Recent Advances in Public Health

Author:
    1. Burn, M.D.,

D.Hy., D.P.H. Pp. 409. J. & A. Churchill, Ltd. 25s.

The stage is well set for the entry of a book such as this. Comparing it with our 30-year old Parkes and Kenwood we are struck by the change in Public Health. It has increased and developed its old aspects, enlarged its borders and moved into fields unknown and unexplored a quarter of a century ago. Perhaps the most outstanding change is the accent now laid on education. Chapter after chapter of this book stresses the value of educating the public to keep fit and to avoid disease and accident, so producing, of necessity, a physical health consciousness.

The importance of the spiritual, psychological, or mental aspect of the total individual, in the eyes of the readers for whom this book is written, can be assessed by the number of pages devoted to this part of the personality, 17 of a total of 407. Although the author quotes, on the first page of his book, that health is “a state of being hale, sound or whole, in body, mind or soul although he refers to psychological matters on pages other than the seventeen; and although he points out that, owing to limitations of space, many recent advances must be omitted, the driving and guiding force of all human activity is under-emphasized. A deep significance lies in this education for physical fitness, and avoidance of danger of accidents, both in the Home and on the Road, are included here. There is a grave risk of the development of the all-pervading growth of fear, a fear of illness with its expenditure of time on material matters rather than on the psychological processes that control the body. The spread of timidity and the loss of initiative, from ” spoon-feeding ” the public, are great prices to pay for the reduction of physical disease.

The seventeen pages of the psychological section deal with Preventive Mental Hygiene, Homes for Mothers, Nursery Schools, Mental Health Clinics, Environment and Leisure. The National Association for Mental Health is dismissed in 18 lines, but the Child Guidance Service is given, greater consideration. Larkhills School at Winchester and the Children’s Centre at Chesterfield are described in some detail. The Care of the Epileptic and Occupation Centres for Mental Defectives bring the mental health chapter to a close.

A chapter is devoted to Rehabilitation, but, even here, little space is given to psychological matters. Occupational therapy, although discussed over two pages, is not considered sufficiently worthy to be mentioned in the index. We were disappointed to see no reference to Dr Elizabeth Casson as being the originator and founder of the first School of Occupational Therapy in this country.

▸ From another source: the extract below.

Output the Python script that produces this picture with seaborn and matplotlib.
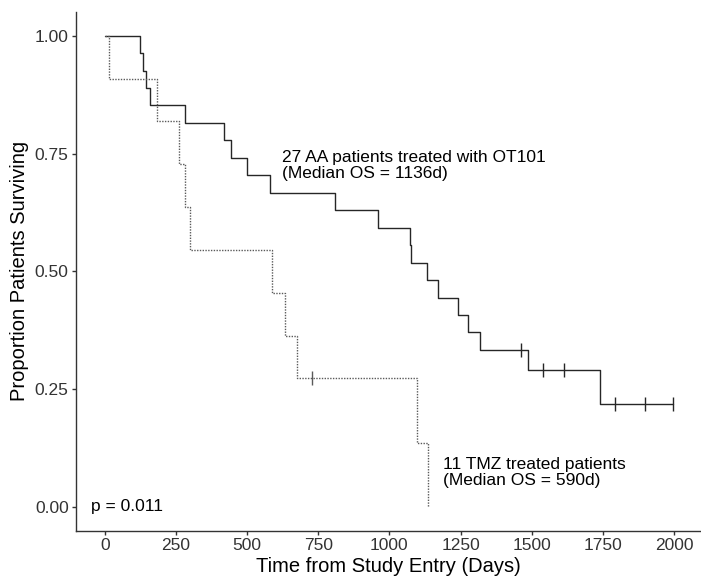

This book has great value. For the worker in the sphere of mental trouble who needs to know in what manner psychological cases can be helped from the physical aspect, Dr Burn’s book is a mine of important information. It shows the worker the successes of public health, and if some local authorities are less advanced than others, the mental health worker may be able to stimulate the first to reach the high level of the second, as recounted in this volume. G.deM.